A Review of “Locomotion behavioural responses of Varroa destructor exposed to western honey bee (Apis mellifera) semiochemicals”

Thursday 16 November 2023

Varroa mites (Varroa destructor) are a severe pest of honey bees (Apis mellifera), feeding on their bodily fluids and transmitting various pathogens. The management of Varroa mites relies heavily on chemical treatments despite an increasing concern for miticide efficacy. Therefore, there is a need to develop more treatment options so that an integrated pest management approach can be continued. An improved understanding of the chemical ecology between Varroa mites and honey bees may be the first step in reducing the reliance on miticides. In this week’s blog, we will discuss a study done by a team at Acadia University in the labs of Dr. Kirk Hillier, Dr. Dave Shutler, and Dr. Nicoletta Faraone, which investigated how volatiles of honey bees elicit various behavioural responses.

A Review of “Locomotion behavioural responses of Varroa destructor exposed to western honey bee (Apis mellifera) semiochemicals”

It is important to study the chemical ecology between honey bees and their pests, especially that of Varroa mites which pose a severe threat to the honey bee industry. Unlike honey bees, Varroa mites do not have eyes, and depend on touch and smell to seek out a host. Their ability to detect honey bee colony volatiles is very important in their success at completing their life cycle. Michael Light, first author and part of the research team for this recent study, describes “With increasing reports of mite resistance to current chemical treatments used in apiculture, beekeepers need to find additional tools to manage mite infestations. Varroa mites are highly tuned to volatile chemicals that are released by adult and larval honey bees in colonies. With a better understanding of the chemical ecology of Varroa mites, we can work towards new methods to interrupt mite life cycles.” 

Varroa destructor on Apis mellifera (ATTTA©2023)

The study (Light et al., 2023) required mature Varroa mites collected from honey bees. They used honey bee colonies with high Varroa mite infestations and used the queen-trapping technique to remove mites from a colony for testing. The queen-trapping technique involves using a drone brood frame and frame cages to trap a queen for 2-weeks, so she exclusively lays drone brood, and creates a gap in the honey bee brood cycle. This ensures that Varroa mites infest these drone brood in sufficient numbers. Once drone brood had been mostly capped, the drone brood frame was removed and kept in an environmental chamber to rear to adulthood. Then adult drones were transferred to cages and Varroa mites were collected using a paintbrush and an aspirator.

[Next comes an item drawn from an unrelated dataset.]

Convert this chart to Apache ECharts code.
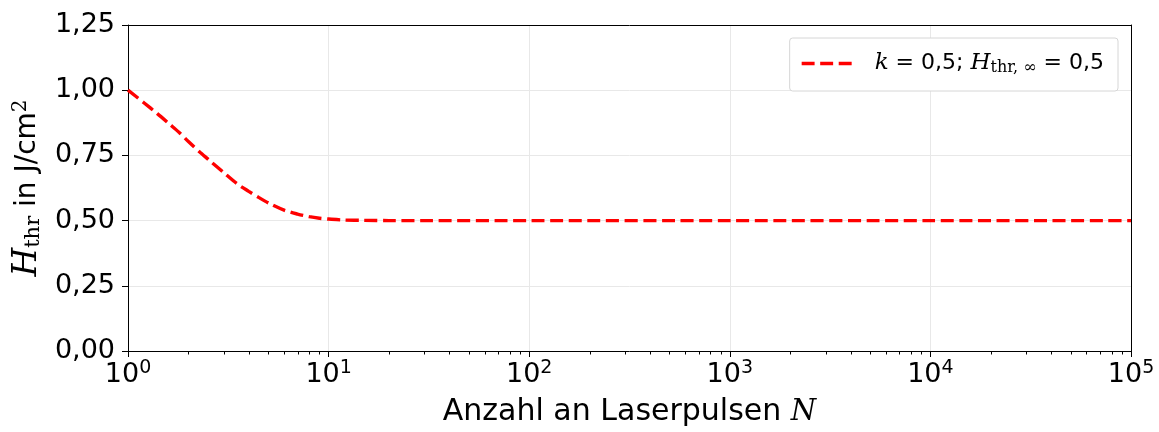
<!DOCTYPE html>
<html>
<head>
<meta charset="utf-8">
<script src="https://cdn.jsdelivr.net/npm/echarts@6/dist/echarts.min.js"></script>
<style>
html,body{margin:0;padding:0;background:#fff;}
#chart{width:1159px;height:432px;}
</style>
</head>
<body>
<div id="chart"></div>
<script>
// Data
const pulsesN = [1, 1.2, 1.4, 1.6, 1.8, 2, 2.3, 2.6, 3, 3.5, 4, 4.5, 5, 6, 7, 8, 9, 10, 12, 15, 20, 30, 100, 1000, 10000, 100000];
const thresholdH = [1.0, 0.952, 0.91, 0.872, 0.838, 0.803, 0.76, 0.725, 0.684, 0.641, 0.612, 0.588, 0.568, 0.54, 0.525, 0.515, 0.509, 0.506, 0.502, 0.501, 0.5, 0.5, 0.5, 0.5, 0.5, 0.5];
const xTickExponents = ['0', '1', '2', '3', '4', '5'];
const yTickLabels = ['0,00', '0,25', '0,50', '0,75', '1,00', '1,25'];

// minor tick positions of the log axis (2..9 of each decade)
const minorTicks = [];
for (let d = 1; d < 100000; d *= 10) {
  for (let m = 2; m <= 9; m++) minorTicks.push(m * d);
}

const serif = '"DejaVu Serif", serif';
const sans = '"DejaVu Sans", sans-serif';

const chart = echarts.init(document.getElementById('chart'), null, {renderer: 'canvas'});
chart.setOption({
  animation: false,
  backgroundColor: '#fff',
  grid: {left: 128, right: 28, top: 25, bottom: 78, show: false},
  legend: {
    show: true,
    right: 41,
    top: 38,
    orient: 'horizontal',
    backgroundColor: '#fff',
    borderColor: '#d6d6d6',
    borderWidth: 1,
    borderRadius: 3,
    padding: [14, 14, 15, 12],
    itemWidth: 50,
    itemHeight: 3.5,
    itemGap: 10,
    icon: 'path://M0,0h13v3.5h-13z M18.6,0h13v3.5h-13z M37.2,0h13v3.5h-13z',
    formatter: function () {
      return '{i|k}{n| = 0,5; }{i|H}{sub|thr, ∞}{n| = 0,5}';
    },
    textStyle: {
      color: '#000',
      padding: [0, 0, 0, 18],
      rich: {
        i: {fontFamily: serif, fontStyle: 'italic', fontSize: 23, color: '#000'},
        n: {fontFamily: sans, fontSize: 22, color: '#000'},
        sub: {fontFamily: serif, fontSize: 16, color: '#000', verticalAlign: 'bottom', padding: [9, 0, 0, 0]}
      }
    },
    data: [{name: 'curve', itemStyle: {color: '#ff0000'}}]
  },
  xAxis: [{
    type: 'log',
    logBase: 10,
    min: 1,
    max: 100000,
    position: 'bottom',
    name: '{n|Anzahl an Laserpulsen }{i|N}',
    nameLocation: 'middle',
    nameGap: 46,
    nameTextStyle: {
      rich: {
        n: {fontFamily: sans, fontSize: 30, color: '#000'},
        i: {fontFamily: serif, fontStyle: 'italic', fontSize: 29, color: '#000'}
      }
    },
    axisLine: {show: true, onZero: false, lineStyle: {color: '#000', width: 1}},
    axisTick: {show: true, inside: false, length: 6, lineStyle: {color: '#000', width: 1}},
    axisLabel: {
      show: true,
      margin: 8,
      formatter: function (v, idx) {
        return '{b|10}{s|' + xTickExponents[idx] + '}';
      },
      rich: {
        b: {fontFamily: sans, fontSize: 27, color: '#000'},
        s: {fontFamily: sans, fontSize: 19, color: '#000', verticalAlign: 'top', padding: [0, 0, 12, 0]}
      }
    },
    splitLine: {show: true, lineStyle: {color: '#e8e8e8', width: 1}},
    minorTick: {show: false},
    minorSplitLine: {show: false}
  }, {
    type: 'log',
    logBase: 10,
    min: 1,
    max: 100000,
    position: 'top',
    axisLine: {show: true, onZero: false, lineStyle: {color: '#000', width: 1}},
    axisTick: {show: false},
    axisLabel: {show: false},
    splitLine: {show: false}
  }],
  yAxis: [{
    type: 'value',
    min: 0,
    max: 1.25,
    interval: 0.25,
    position: 'left',
    name: '{i|H}{sub|thr}{n| in J/cm}{sup|2}',
    nameLocation: 'middle',
    nameRotate: 90,
    nameGap: 84,
    nameTextStyle: {
      rich: {
        i: {fontFamily: serif, fontStyle: 'italic', fontSize: 33, color: '#000'},
        n: {fontFamily: sans, fontSize: 28, color: '#000'},
        sub: {fontFamily: serif, fontSize: 21, color: '#000', verticalAlign: 'bottom', padding: [12, 0, 0, 0]},
        sup: {fontFamily: serif, fontSize: 20, color: '#000', verticalAlign: 'top', padding: [0, 0, 12, 0]}
      }
    },
    axisLine: {show: true, onZero: false, lineStyle: {color: '#000', width: 1}},
    axisTick: {show: true, inside: false, length: 6, lineStyle: {color: '#000', width: 1}},
    axisLabel: {
      margin: 13,
      fontFamily: sans,
      fontSize: 27,
      color: '#000',
      formatter: function (v, idx) { return yTickLabels[idx]; }
    },
    splitLine: {show: true, lineStyle: {color: '#e8e8e8', width: 1}}
  }, {
    type: 'value',
    min: 0,
    max: 1.25,
    interval: 0.25,
    position: 'right',
    axisLine: {show: true, onZero: false, lineStyle: {color: '#000', width: 1}},
    axisTick: {show: false},
    axisLabel: {show: false},
    splitLine: {show: false}
  }],
  series: [{
    name: 'curve',
    type: 'line',
    xAxisIndex: 0,
    yAxisIndex: 0,
    data: pulsesN.map((n, i) => [n, thresholdH[i]]),
    smooth: 0.3,
    symbol: 'none',
    lineStyle: {color: '#ff0000', width: 3.4, type: [13, 5.6]},
    itemStyle: {color: '#ff0000'},
    z: 5
  }, {
    name: 'minorTicks',
    type: 'custom',
    xAxisIndex: 0,
    yAxisIndex: 0,
    clip: false,
    silent: true,
    data: minorTicks.map(v => [v, 0]),
    renderItem: function (params, api) {
      const p = api.coord([api.value(0), api.value(1)]);
      const x = Math.round(p[0]) + 0.5;
      const y = Math.round(p[1]);
      return {
        type: 'line',
        shape: {x1: x, y1: y, x2: x, y2: y + 3.5},
        style: {stroke: '#000', lineWidth: 1}
      };
    },
    z: 6
  }]
});
</script>
</body>
</html>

This study aimed to test volatile compounds and mixtures that were previously detected in honey bee colonies and their effects on behaviour of Varroa mites in a controlled arena. As described by Michael Light, “Honey bee colonies can contain an enormous variety of volatiles that vary from one colony to the next. There are several approaches to collecting volatiles from honey bee colonies. One approach to collect volatiles involves trapping these compounds using a closed-loop system which involves enclosing a part of a honey bee colony (e.g., a brood frame) so that air can be pumped over it and then trapped using a special type of polymer adsorbent cartridge. Trapped volatiles can then be released from these adsorbent cartridges for analysis.”

The researchers observed and described the movement of Varroa mites in response to honey bee colony volatiles. “These behavioural tests were done in an environmentally controlled chamber under low light conditions so as to mimic a honey bee colony environment. We placed single live Varroa mites each in their own enclosure, which contained filter paper treated with a known amount of a honey bee-related volatile and filmed their behaviour with a camcorder.”

The results of the study suggest that Varroa mites have different levels of behavioural responses to different volatiles at different concentrations. Michael Light states that “Varroa mites responded significantly to some of these compounds at the lowest concentration, suggesting that they may be important to the mite life cycle.” Additionally, “the synthetic Varroa sex pheromone mixture may be important to adult Varroa mites when presented in this particular assay design, and this is important as it was never previously tested against adult mites to our knowledge.” Finally, “mite behaviour towards synthetic brood pheromone and Varroa sex pheromone mixtures suggests that single volatile compounds are equally important as their respective synthetic mixture.”

This team of researchers has benefited the honey bee industry by improving our understanding of the chemical ecology between Varroa mites and honey bees. Additionally, they have created a baseline for future research, including the potential to identify repellent compounds of Varroa mites using this assay, and, overall, working towards improving mite management.


Light, M., Shutler, D., Faraone, N., Cutler, G.C. and Hillier, N.K., 2023. Locomotion behavioural responses of Varroa destructor exposed to western honey bee (Apis mellifera) semiochemicals. Journal of Pest Science, pp.1-10.

Light, M. 2023. Interview by Kayla Gaudet.